Der Kapitän hatte das Kind in sein Schiff gebracht und hatte sich, als die Sonne aufging, von seinen Leuten eine Matte ans Ufer legen lassen und trank da eine Schale Kaffee. Der Räuberhauptmann kam, begrüßte ihn und setzte sich zu ihm.

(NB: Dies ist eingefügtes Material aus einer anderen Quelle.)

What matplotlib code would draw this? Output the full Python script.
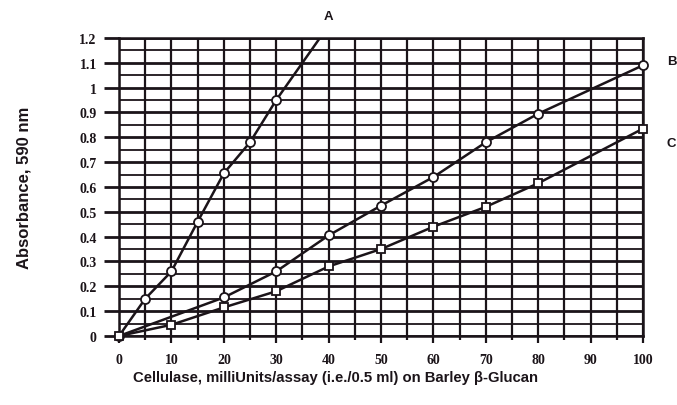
import numpy as np
import matplotlib.pyplot as plt
from matplotlib.ticker import MultipleLocator

# enzyme activity, milliUnits/assay
A_x = [0, 5, 10, 15, 20, 25, 30, 40]
A_y = [0.0, 0.15, 0.26, 0.46, 0.655, 0.78, 0.95, 1.25]   # last one: line runs off the top
B_x = [0, 20, 30, 40, 50, 60, 70, 80, 100]
B_y = [0.0, 0.155, 0.26, 0.405, 0.525, 0.64, 0.78, 0.895, 1.09]
C_x = [0, 10, 20, 30, 40, 50, 60, 70, 80, 100]
C_y = [0.0, 0.045, 0.115, 0.18, 0.28, 0.35, 0.44, 0.52, 0.615, 0.835]

x_ticks = [0, 10, 20, 30, 40, 50, 60, 70, 80, 90, 100]
y_ticks = [0, 0.1, 0.2, 0.3, 0.4, 0.5, 0.6, 0.7, 0.8, 0.9, 1.0, 1.1, 1.2]
y_tick_labels = ['0', '0.1', '0.2', '0.3', '0.4', '0.5', '0.6', '0.7', '0.8', '0.9', '1', '1.1', '1.2']

ink = '#1b1419'

fig = plt.figure(figsize=(6.77, 4.06), dpi=100)
ax = fig.add_axes([0.1758, 0.17, 0.774, 0.734])

# grid drawn like graph paper
for xv in np.arange(0, 101, 5):
    ax.axvline(xv, color=ink, lw=1.6, zorder=1)
for yv in np.arange(0, 1.21, 0.05):
    major = abs(yv * 10 - round(yv * 10)) < 1e-6
    ax.axhline(yv, color=ink, lw=2.0 if major else 1.3, zorder=1)

ax.plot(A_x, A_y, color=ink, lw=1.8, marker='o', ms=6.5, mfc='white', mec=ink,
        mew=1.3, markevery=slice(0, 7), zorder=3, clip_on=True)
ax.plot(B_x, B_y, color=ink, lw=1.8, marker='o', ms=6.5, mfc='white', mec=ink,
        mew=1.3, zorder=3, clip_on=False)
ax.plot(C_x, C_y, color=ink, lw=1.8, marker='s', ms=6, mfc='white', mec=ink,
        mew=1.3, zorder=3, clip_on=False)

ax.set_xlim(0, 100)
ax.set_ylim(0, 1.2)
ax.set_xticks(x_ticks)
ax.set_yticks(y_ticks)
ax.set_yticklabels(y_tick_labels)
ax.xaxis.set_minor_locator(MultipleLocator(5))

for s in ax.spines.values():
    s.set_color(ink)
    s.set_linewidth(1.8)

tick_font = {'family': 'Liberation Serif', 'weight': 'bold', 'size': 10}
ax.tick_params(axis='y', which='major', length=11, width=2.0, color=ink, pad=5)
ax.tick_params(axis='x', which='major', length=5, width=1.6, color=ink, pad=7)
ax.tick_params(axis='x', which='minor', length=3, width=1.6, color=ink)
for lab in ax.get_xticklabels() + ax.get_yticklabels():
    lab.set_fontproperties(tick_font)
    lab.set_color(ink)

lab_font = dict(family='Liberation Sans', weight='bold', color=ink)
fig.text(0.496, 0.069, 'Cellulase, milliUnits/assay (i.e./0.5 ml) on Barley \u03b2-Glucan',
         ha='center', va='center', fontsize=10.7, **lab_font)
fig.text(0.035, 0.537, 'Absorbance, 590 nm', rotation=90, ha='center', va='center',
         fontsize=12, **lab_font)

ax.text(39.9, 1.29, 'A', ha='center', va='center', fontsize=9.5, clip_on=False, **lab_font)
ax.text(105.5, 1.107, 'B', ha='center', va='center', fontsize=9.5, clip_on=False, **lab_font)
ax.text(105.3, 0.776, 'C', ha='center', va='center', fontsize=9.5, clip_on=False, **lab_font)

fig.savefig('out.png', dpi=100, facecolor='white')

Der Kapitän ließ dem Räuber eine Schale Kaffee reichen. Der Räuber trank ihn. Der Räuber sagte: »Ich habe heute nacht mein Kind verloren.« Der Kapitän sagte: »Das ist schlimm. Ist das Kind gestorben?« Der Räuber sagte: »Nein, es ist nicht gestorben; es ist gestohlen.« Der Kapitän sagte: »Das ist eigenartig. Uns ist in der gleichen Nacht ein gleiches Schicksal geworden. Mir ist in der Nacht ein Teil meiner Butterladung gestohlen.« Der Räuber sagte: »Wenn das Schicksal uns so gleichmäßig behandelt hat, wollen wir zusammen Freundschaft schließen.« Der Raïs sagte: »Du schlägst mir Freundschaft vor. Was willst du mir als Zeichen der Freundschaft erweisen?« Der Räuber fragte: »Was soll ich dir als Zeichen der Freundschaft erweisen?« Der Raïs sagte: »Denke einmal nach!« Der Räuber sagte: »Ich will versuchen, dir deine Buttergefäße wieder zu beschaffen.« Der Raïs sagte: »Siehst du, du verstehst mich!« Der Räuber fragte: »Was willst du mir denn als Freundschaftszeichen bieten?« Der Raïs sagte: »Wenn du mir meine Buttergefäße wieder beschaffen könntest, könnte ich dir vielleicht dein Kind wiederbringen!« Der Räuber sagte: »Das würde allerdings sehr gut sein. Ich bin damit einverstanden.« Der Raïs sagte: »Also gut! Da du die Freundschaft angeboten hast, bringst du erst die Butter. Erst die Buttergefäße, dann das Kind!« Der Räuber sagte: »Ich bin einverstanden.« Der Raïs sagte: »Mach aber schnell, denn ich will weiterfahren!«

Der Räuber brachte dem Raïs die Buttergefäße zurück. Der Raïs händigte dem Räuber das Kind aus. Der Räuber sagte: »Wie hast du nur mein Kind wiederfinden können?« Der Raïs sagte: »Wie hast du nur meine Buttergefäße wiederfinden können?« Der Räuber sagte: »Ja, ich will es nur sagen: ich bin ein Harami.« Der Raïs sagte: »Siehst du, mein Freund, und ich war früher der größte Harami am Nil.« Der Räuber sagte: »Dann verstehe ich es!« Seitdem wagte nie wieder ein Harami dem Raïs etwas zu stehlen.